I would kind of like for homeowners and real estate agents in Dickinson to paint a picture for me of the imaginary buyer they have in their heads that is going to race from Los Angeles straight to Dickinson with $600K in cash. Why Dickinson?, in North Dakota?
Some time has passed since I became discombobulated by the $600K house “thing” in Dickinson. Until today, when I looked up a house that just went for sale around the corner from where I live. Where I live, a year ago I was able to buy a small, plain, one hundred year old house on a double lot for $50K. The larger house that I had looked at a few blocks away was $85K. A few months ago, a very nice 4br/2ba home one block away from me, the asking price was dropped to $80K. So I wanted to know, how much was the house that was just listed for sale near me?…….Over $400K! What!
Why does this matter to me? I have asked myself why this matters to me, why does this bother me, and I have realized four of five reasons. My first reason, is that I have seen this kind of thing before where everyone begins to believe that their house is worth double, which mostly just results in first-time home buyers needlessly being excluded from buying a home. It doesn’t result in everyone being able to sell their house for double, it results in very few people being able to sell their house, and first-time buyers not being able to afford any house.
Reason number two, between the 1940s to the early 1980s, single-family homes in blue-collar neighborhoods cost on average, twice the annual family income. Once real estate investors and real estate agents began to normalize grabbing up and trying to profit off of normal human beings trying to live in a home, not only did they cause the single-family home to cost on average three-four times the annual family income, mom had to begin working full-time, then by the 1990s both mom & dad had to work overtime in order to afford a single-family home.
Reason number three, real estate agents are not the smartest people in the World, they are often so greedy that they can’t even think normally or rationally. If a real estate agent really thought this situation through, where there is a nice 4br/2ba home a couple of blocks away for $80K that hasn’t sold in the past several months, several other nice 4br/2ba homes nearby at less than $150K that have not sold, and a couple of huge, 2-story, nice looking, recently updated homes at $400K that haven’t sold in over a year, why would a real estate agent think that there is a demand in this area, buyers in this area, or buyers with money in this area?
Reason four, I can’t understand why a home owner would go through the effort of listing and trying to sell their home, and create a situation where a sale is almost impossible. If the home owner wants to move away and start a new life somewhere else, needs the proceeds from this house sale to pay for a new house somewhere else, or needs to sell this house to pay off debt, why would they sabotage themselves by setting the price so high to make a sale impossible?

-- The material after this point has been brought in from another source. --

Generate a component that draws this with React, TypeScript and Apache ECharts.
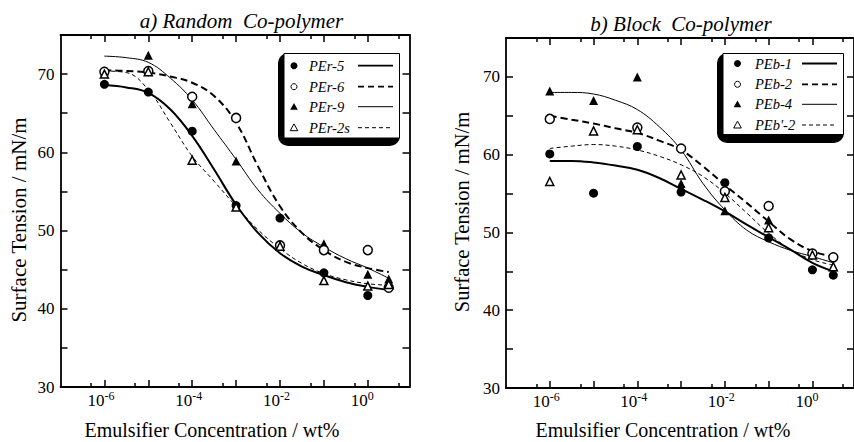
import React, { useEffect, useRef } from 'react';
import * as echarts from 'echarts';

// Emulsifier concentration (wt%) of measured points
const conc = [1e-6, 1e-5, 1e-4, 1e-3, 1e-2, 1e-1, 1, 3];
// Concentrations at which fitted curves are read
const fitConc = [1e-6, 3.16e-6, 1e-5, 3.16e-5, 1e-4, 3.16e-4, 1e-3, 3.16e-3, 1e-2, 3.16e-2, 1e-1, 3.16e-1, 1, 3];

// a) Random co-polymer – measured surface tension (mN/m)
const PEr5 = [68.7, 67.7, 62.7, 53.2, 51.6, 44.6, 41.7, null];
const PEr6 = [70.3, 70.4, 67.1, 64.4, 48.1, 47.5, 47.5, 42.7];
const PEr9 = [70.4, 72.4, 66.2, 58.9, null, 48.3, 44.4, 43.8];
const PEr2s = [70.0, 70.3, 59.0, 53.0, 48.0, 43.6, 42.9, 43.1];
// fitted curves
const PEr5Fit = [68.6, 68.3, 67.6, 65.5, 62.1, 57.8, 53.3, 49.7, 47.1, 45.4, 44.3, 43.4, 42.8, 42.4];
const PEr6Fit = [70.5, 70.4, 70.2, 69.7, 68.9, 67.2, 63.8, 58.2, 53.1, 49.7, 47.5, 46.0, 45.2, 44.7];
const PEr9Fit = [72.3, 72.1, 71.5, 69.5, 66.7, 62.9, 59.1, 55.2, 52.2, 49.7, 47.9, 46.4, 45.2, 43.9];
const PEr2sFit = [70.4, 70.2, 68.0, 63.8, 59.5, 56.3, 53.1, 50.1, 47.7, 45.8, 44.5, 43.7, 43.2, 43.0];

// b) Block co-polymer – measured surface tension (mN/m)
const PEb1 = [60.1, 55.05, 61.05, 55.2, 56.4, 49.3, 45.2, 44.5];
const PEb2 = [64.6, null, 63.5, 60.8, 55.3, 53.4, 47.3, 46.8];
const PEb4 = [68.2, 66.95, 70.0, 56.3, 52.8, 51.6, 47.2, 45.6];
const PEb2p = [56.55, 63.05, 63.2, 57.4, 54.5, 50.6, 47.1, 45.6];
const PEb1Fit = [59.2, 59.2, 59.0, 58.6, 58.05, 57.0, 55.6, 54.2, 52.7, 51.0, 49.4, 47.8, 46.1, 45.0];
const PEb2Fit = [65.0, 64.5, 64.0, 63.4, 62.8, 61.8, 60.6, 58.5, 56.1, 53.8, 51.4, 49.1, 47.6, 46.9];
const PEb4Fit = [68.0, 68.0, 67.8, 67.0, 65.8, 63.6, 60.6, 56.3, 52.9, 50.3, 48.8, 47.7, 46.9, 46.1];
const PEb2pFit = [60.8, 61.1, 61.3, 61.1, 60.6, 59.8, 58.7, 57.2, 55.05, 52.5, 49.9, 47.8, 46.5, 45.8];

// axis ticks (exponents of 10)
const majorExp = [-6, -5, -4, -3, -2, -1, 0];
const minorExp = [-6.301, -5.301, -4.301, -3.301, -2.301, -1.301, -0.301, 0.699];
const labelExp = [-6, -4, -2, 0];
const yLabels = [30, 40, 50, 60, 70];

const titles = ['a) Random  Co-polymer', 'b) Block  Co-polymer'];
const namesA = ['PEr-5', 'PEr-6', 'PEr-9', 'PEr-2s'];
const namesB = ['PEb-1', 'PEb-2', 'PEb-4', "PEb'-2"];

const FONT = 'Liberation Serif, Times New Roman, serif';

type Style = { symbol: string; filled: boolean; lw: number; dash: number[] | 'solid' };
const styles: Style[] = [
  { symbol: 'circle', filled: true, lw: 2, dash: 'solid' },
  { symbol: 'circle', filled: false, lw: 2, dash: [7, 4] },
  { symbol: 'triangle', filled: true, lw: 1, dash: 'solid' },
  { symbol: 'triangle', filled: false, lw: 1, dash: [4, 3] },
];

const grids = [
  { left: 60.5, top: 35, width: 349, height: 352 },
  { left: 506, top: 38, width: 348.5, height: 350 },
];

function pts(vals: (number | null)[]) {
  const out: number[][] = [];
  conc.forEach((c, i) => {
    const v = vals[i];
    if (v != null) out.push([Math.log10(c), v]);
  });
  return out;
}
function fit(vals: number[]) {
  return fitConc.map((c, i) => [Math.log10(c), vals[i]]);
}

export default function App() {
  const ref = useRef<HTMLDivElement>(null);
  useEffect(() => {
    if (!ref.current) return;
    const chart = echarts.init(ref.current, undefined, { renderer: 'svg' });

    const xAxes: any[] = [];
    const yAxes: any[] = [];
    const axisLine = { show: true, onZero: false, lineStyle: { color: '#000', width: 1.8 } };
    const tickStyle = { color: '#000', width: 1.5 };
    grids.forEach((_, g) => {
      const base = { type: 'value', gridIndex: g, min: -7, max: 0.95, splitLine: { show: false } };
      // major ticks + base "10" of each label (ends at the tick)
      xAxes.push({
        ...base,
        position: 'bottom',
        axisLine,
        axisTick: { show: true, inside: true, length: 7, customValues: majorExp, lineStyle: tickStyle },
        axisLabel: {
          customValues: labelExp,
          margin: 5,
          fontFamily: FONT,
          fontSize: 17,
          color: '#000',
          align: 'right',
          formatter: () => '10',
        },
      });
      // minor ticks + exponent (superscript) of each label (starts at the tick)
      xAxes.push({
        ...base,
        position: 'bottom',
        axisLine: { show: false, onZero: false },
        axisTick: { show: true, inside: true, length: 4, customValues: minorExp, lineStyle: tickStyle },
        axisLabel: {
          customValues: labelExp,
          margin: 3,
          fontFamily: FONT,
          fontSize: 12,
          color: '#000',
          align: 'left',
          formatter: (v: number) => String(v),
        },
      });
      xAxes.push({
        ...base,
        position: 'top',
        axisLine,
        axisTick: { show: true, inside: true, length: 7, customValues: majorExp, lineStyle: tickStyle },
        axisLabel: { show: false },
      });
      xAxes.push({
        ...base,
        position: 'top',
        axisLine: { show: false, onZero: false },
        axisTick: { show: true, inside: true, length: 4, customValues: minorExp, lineStyle: tickStyle },
        axisLabel: { show: false },
      });
      const ybase = { type: 'value', gridIndex: g, min: 30, max: 75, interval: 5, splitLine: { show: false } };
      yAxes.push({
        ...ybase,
        position: 'left',
        axisLine,
        axisTick: { show: true, inside: true, length: 7, lineStyle: tickStyle },
        axisLabel: { customValues: yLabels, fontFamily: FONT, fontSize: 17, color: '#000', margin: 6 },
      });
      yAxes.push({
        ...ybase,
        position: 'right',
        axisLine,
        axisTick: { show: true, inside: true, length: 7, lineStyle: tickStyle },
        axisLabel: { show: false },
      });
    });

    const panels = [
      { names: namesA, data: [PEr5, PEr6, PEr9, PEr2s], fits: [PEr5Fit, PEr6Fit, PEr9Fit, PEr2sFit] },
      { names: namesB, data: [PEb1, PEb2, PEb4, PEb2p], fits: [PEb1Fit, PEb2Fit, PEb4Fit, PEb2pFit] },
    ];

    const series: any[] = [];
    panels.forEach((p, g) => {
      p.names.forEach((name, k) => {
        const st = styles[k];
        series.push({
          type: 'line',
          name: name + ' fit',
          xAxisIndex: g * 4,
          yAxisIndex: g * 2,
          data: fit(p.fits[k]),
          smooth: 0.4,
          showSymbol: false,
          symbol: 'none',
          lineStyle: { color: '#000', width: st.lw, type: st.dash, opacity: 1 },
          z: 2,
          silent: true,
        });
        series.push({
          type: 'scatter',
          name,
          xAxisIndex: g * 4,
          yAxisIndex: g * 2,
          data: pts(p.data[k]),
          symbol: st.symbol,
          symbolSize: st.filled ? 9 : st.symbol === 'triangle' ? 8 : 9,
          itemStyle: st.filled
            ? { color: '#000', opacity: 1 }
            : { color: '#fff', borderColor: '#000', borderWidth: 1.5, opacity: 1 },
          z: st.filled ? 4 : 5,
          silent: true,
        });
      });
    });

    // legend boxes
    const legendBoxes = [
      { bx: 278, by: 53, bw: 122, bh: 93, wx: 284, wy: 53.5, ww: 115.5, wh: 84.5, mx: 294, tx: 309, lx1: 358, lx2: 393, rows: [65.7, 86.7, 106.7, 127.7], names: namesA },
      { bx: 717, by: 53, bw: 127, bh: 90, wx: 723, wy: 53.5, ww: 120.5, wh: 81, mx: 737.5, tx: 755, lx1: 802, lx2: 837, rows: [63.5, 84.3, 104.3, 125], names: namesB },
    ];
    const graphic: any[] = [];
    legendBoxes.forEach((L) => {
      graphic.push({ type: 'rect', shape: { x: L.bx, y: L.by, width: L.bw, height: L.bh, r: 10 }, style: { fill: '#000' }, z: 20 });
      graphic.push({ type: 'rect', shape: { x: L.wx, y: L.wy, width: L.ww, height: L.wh }, style: { fill: '#fff', stroke: '#000', lineWidth: 1 }, z: 21 });
      L.rows.forEach((y, k) => {
        const st = styles[k];
        const fill = st.filled ? '#000' : '#fff';
        if (st.symbol === 'circle') {
          graphic.push({ type: 'circle', shape: { cx: L.mx, cy: y, r: st.filled ? 3.5 : 3 }, style: { fill, stroke: '#000', lineWidth: st.filled ? 0 : 1 }, z: 22 });
        } else {
          graphic.push({ type: 'polygon', shape: { points: [[L.mx, y - 3.8], [L.mx - 3.8, y + 3], [L.mx + 3.8, y + 3]] }, style: { fill, stroke: '#000', lineWidth: st.filled ? 0 : 1 }, z: 22 });
        }
        graphic.push({ type: 'text', x: L.tx, y, style: { text: L.names[k], fontFamily: FONT, fontStyle: 'italic', fontSize: 14.5, fill: '#000', verticalAlign: 'middle', align: 'left' }, z: 22 });
        graphic.push({ type: 'line', shape: { x1: L.lx1, y1: y, x2: L.lx2, y2: y }, style: { stroke: '#000', lineWidth: st.lw === 2 ? 1.8 : 1, lineDash: st.dash === 'solid' ? null : (k === 1 ? [6, 4] : [4, 3]) }, z: 22 });
      });
    });
    // titles and axis names
    const txt = (x: number, y: number, text: string, size: number, italic = false, rotation = 0) => ({
      type: 'text', x, y, rotation,
      style: { text, fontFamily: FONT, fontStyle: italic ? 'italic' : 'normal', fontSize: size, fill: '#000', align: 'center', verticalAlign: 'middle' },
    });
    graphic.push(txt(241.5, 21, titles[0], 21, true));
    graphic.push(txt(681, 24, titles[1], 21, true));
    graphic.push(txt(212, 429.5, 'Emulsifier Concentration / wt%', 20));
    graphic.push(txt(663, 429.5, 'Emulsifier Concentration / wt%', 20));
    graphic.push(txt(19, 220, 'Surface Tension / mN/m', 21, false, Math.PI / 2));
    graphic.push(txt(462, 212, 'Surface Tension / mN/m', 20.5, false, Math.PI / 2));

    chart.setOption({
      animation: false,
      backgroundColor: '#fff',
      grid: grids.map((g) => ({ ...g, containLabel: false })),
      xAxis: xAxes,
      yAxis: yAxes,
      series,
      graphic,
    });
    return () => chart.dispose();
  }, []);
  return <div ref={ref} style={{ position: 'fixed', left: 0, top: 0, width: 854, height: 442 }} />;
}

Lastly, I wonder what goes on in other people’s minds. What is their understanding and perception of reality? Do they know and understand that the oil boom is over? Do they know that very, very few people in this area earn over $100K per year? Can they look around and see the houses that surround them, that almost all of the houses that surround them are less than $200K houses? Even if there was a medical doctor who could afford over $400K for a house and was looking, why would this doctor purchase a house in this blue-collar neighborhood where the houses range from $50K-$200K?